What a Way to Go! is a fine album to cap off the summer, leading you by the hand into autumn. The album makes me pleased that I have been succumbing to my partners rock-centric ways, so if you are looking for a fun nugget of Pop than you can do no better than Willowtree. Highly recommended. Grab You Know It for free from their website along with some videos or stream four tracks over at Myspace.

C.R. Avery - Chainsmoking Blues
The Be Good Tanyas - Scattered Leaves

cover.jpgLike Tom Waits and Bob Dylan, C.R. Avery’s music is built upon his lyricism with a heavy focus on poetry and performed with a gravelly vocal delivery but with a lot less years of oral torture. The Ontario born artist is known for his slam poetry, which he infuses into his songs along with his human beat-box, harmonica, guitar and piano. Now based out of Vancouver, CR has been competing in slam poetry contests since the late nineties and is a member of a Vancouver slam poetry team. He is also a member of Tons of Fun University and The Fugitives both featuring members who are multi-instrumentalist, rapping poets. I would compare CR’s mixed-bag of hip-hop and jumbled genres to the sounds of another young Canadian hip-hop, multi-genre artist, Ridley Bent as well as Buck 65. Although the beats are influenced by hip-hop, his poetry originates more from Ginsberg and Kerouac than Jay Z or G Love.

I recently, accidently downloaded his latest release Chainsmoking Blues from eMusic after it was released as an exclusive.

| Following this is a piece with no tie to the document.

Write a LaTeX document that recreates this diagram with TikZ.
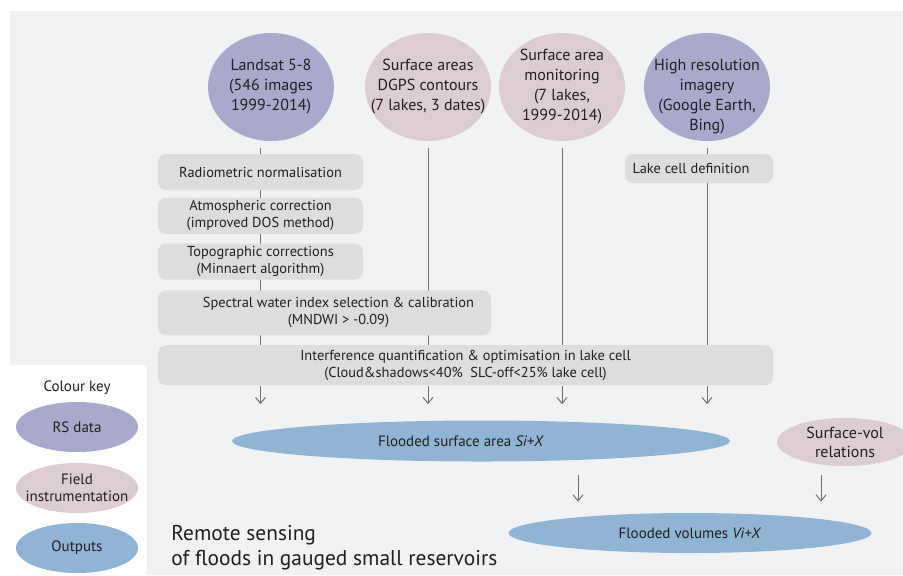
\documentclass[tikz,border=0pt]{standalone}
\usepackage{fontspec}
\setmainfont{PT Sans}
\usepackage{tikz}
\usetikzlibrary{positioning,arrows.meta,shapes.geometric}
\definecolor{panelgrey}{RGB}{241,242,244}
\definecolor{boxgrey}{RGB}{220,221,222}
\definecolor{rslav}{RGB}{168,169,205}
\definecolor{fieldpink}{RGB}{221,204,209}
\definecolor{outblue}{RGB}{143,180,212}
\definecolor{wiregrey}{RGB}{112,112,114}
\definecolor{inkgrey}{RGB}{35,31,32}
\pgfdeclarelayer{back}
\pgfdeclarelayer{wires}
\pgfsetlayers{back,wires,main}

\begin{document}
\begin{tikzpicture}[
  x=0.5pt, y=-0.5pt,
  text=inkgrey,
  circtext/.style={align=center, font=\fontsize{8}{10}\selectfont, inner sep=0pt},
  keytext/.style={align=center, font=\fontsize{7.5}{8.5}\selectfont, inner sep=0pt},
  rsdata/.style={ellipse, fill=rslav, inner sep=0pt, minimum width=63pt, minimum height=54pt},
  field/.style={ellipse, fill=fieldpink, inner sep=0pt, minimum width=63pt, minimum height=54pt},
  output/.style={ellipse, fill=outblue, inner sep=0pt, align=center, font=\fontsize{7.5}{8.5}\selectfont},
  stepbox/.style={rectangle, fill=boxgrey, rounded corners=4pt, align=center, font=\fontsize{7.2}{8.5}\selectfont, inner sep=0pt},
  wire/.style={draw=wiregrey, line width=0.5pt},
  line/.style={draw=wiregrey, line width=0.5pt, -{Straight Barb[length=3pt,width=5pt]}}
]
  \useasboundingbox (0,0) rectangle (903,575);
  \begin{pgfonlayer}{back}
    \fill[panelgrey] (10,11) -- (903,11) -- (903,575) -- (147,575) -- (147,365) -- (10,365) -- cycle;
  \end{pgfonlayer}

  % Nodes
  \node[rsdata, label={[circtext]center:{Landsat 5-8\\(546 images\\1999-2014)}}] (landsat) at (271,87) {};
  \node[field, label={[circtext]center:{Surface areas\\DGPS contours\\(7 lakes, 3 dates)}}] (dgps) at (428,87) {};
  \node[field, label={[circtext]center:{Surface area\\monitoring\\(7 lakes,\\1999-2014)}}] (monit) at (562,87) {};
  \node[rsdata, label={[circtext, yshift=-5pt]center:{High resolution\\imagery\\(Google Earth,\\Bing)}}] (hires) at (707,87) {};

  \node[stepbox, minimum width=102.5pt, minimum height=18pt] (radio) at (260.5,172) {Radiometric normalisation};
  \node[stepbox, minimum width=102.5pt, minimum height=18pt, below=3.5pt of radio] (atmo) {Atmospheric correction\\(improved DOS method)};
  \node[stepbox, minimum width=102.5pt, minimum height=18pt, below=4.5pt of atmo] (topo) {Topographic corrections\\(Minnaert algorithm)};
  \node[stepbox, minimum width=166.5pt, minimum height=22.5pt, anchor=north west, below right=5pt and 0pt of topo.south west] (spectral) {\hspace*{14pt}Spectral water index selection \& calibration\\\hspace*{14pt}(MNDWI > -0.09)};
  \node[stepbox, minimum width=307.5pt, minimum height=20pt, anchor=north west, below right=4.5pt and 0pt of spectral.south west] (interf) {Interference quantification \& optimisation in lake cell\\(Cloud\&shadows<40\%\ \ SLC-off<25\% lake cell)};
  \node[stepbox, minimum width=74pt, minimum height=14.5pt] (lakecell) at (699,168.5) {Lake cell definition\hspace*{8pt}};

  \node[output, minimum width=249pt, minimum height=20.5pt] (flood) at (481,441) {Flooded surface area \textit{Si+X}\hspace*{20pt}};
  \node[field, minimum width=68pt, minimum height=24pt, label={[keytext, font=\fontsize{8}{9.5}\selectfont]center:{Surface-vol\\relations}}] (svol) at (845,442) {};
  \node[output, minimum width=181.5pt, minimum height=20pt] (vol) at (690,533) {Flooded volumes \textit{Vi+X}};

  \node[anchor=west, align=left, inner sep=0pt, font=\fontsize{10.7}{12.5}\selectfont] (title) at (171,548) {Remote sensing\\of floods in gauged small reservoirs};

  % Colour key
  \node[keytext] (keyhead) at (77,388) {Colour key};
  \node[rsdata, minimum width=61pt, minimum height=25pt, label={[keytext]center:RS data}] (keyrs) at (77,427) {};
  \node[field, minimum width=61pt, minimum height=25pt, label={[keytext]center:{Field\\instrumentation}}] (keyfield) at (77,488) {};
  \node[output, minimum width=61pt, minimum height=25pt] (keyout) at (77,548) {Outputs};

  % Wires behind the boxes
  \begin{pgfonlayer}{wires}
    \path[wire, shorten <=3.5pt] (radio.north |- landsat.south) -- (radio.north |- interf.north);
    \path[wire, shorten <=3.5pt] (dgps.south) -- (dgps.south |- interf.north);
    \path[wire, shorten <=3.5pt] (monit.south) -- (monit.south |- interf.north);
    \path[wire, shorten <=3.5pt] (hires.south) -- (hires.south |- interf.north);
  \end{pgfonlayer}

  % Arrows
  \path[line, shorten >=8pt] (radio.south |- interf.south) -- (radio.south |- flood.north);
  \path[line, shorten >=8pt] (dgps.south |- interf.south) -- (dgps.south |- flood.north);
  \path[line, shorten >=8pt] (monit.south |- interf.south) -- (monit.south |- flood.north);
  \path[line, shorten >=8pt] (hires.south |- interf.south) -- (hires.south |- flood.north);

  \coordinate (fromflood) at ([xshift=48.5pt]flood.south);
  \coordinate (fromsvol) at ([xshift=-12pt]svol.south);
  \path[line, shorten <=6.5pt, shorten >=5.5pt] (fromflood) -- (fromflood |- vol.north);
  \path[line, shorten <=4.5pt, shorten >=5.5pt] (fromsvol) -- (fromsvol |- vol.north);

\end{tikzpicture}
\end{document}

One track was offered for free and I clicked the “download all” button. I noticed in a review on the site, another member did the same thing, so I guess it’s a common occurrence at eMu which sometimes turns out to be a fortunate mistake. I am not going to get Richard Scarry on you and claim it was “The Best Mistake Ever!” but I after testing the newly purchased tracks I was satisfied and now a couple months later this album is rapidly building up the numbers in my playlists.

“East Van Business Plan” opens the album simply with three guitar chords that at first seem like a Seventie’s pop number. Once the catchy harmonica, beat-box hits the tune is put into drive and raps about leaving his home country, traveling on the road and hanging in San Francisco. A friend on RYM made me aware that The Be Good Tanyas provide the excellent background vocals to a few of the album’s tracks such as the “Door By The River” and “When I’m Gone” a sad and dreary piece featuring CR’s scruffy, torn voice backed by their beautiful vocals. “Commercial Drive” is the album’s most accessible number, although it lacks the poetic substance contained in the other songs it’s the one that is the most shout-out fun.

Through his lyrics, CR dispatches names and artists he admires such as The Suicide Kings, Jimi Hendrix, Miles Davis and on his song “News Travel Fast” (mislabeled as Train Whistle on eMusic) he refers to R.E.M., Leonard Cohen, KRS One and Dylan through the lyric “Napoleon in Rags”. CR also pays tribute to “Bill Hicks” the comedian who was not afraid to speak his voiced by suggesting “What this world needs now is another Bill Hicks” since he passed away in 1994. Like Hicks, CR is not afraid about touchy subject matters in his lyrics letting loose challenging lyrics such as this verse from “Door By The River”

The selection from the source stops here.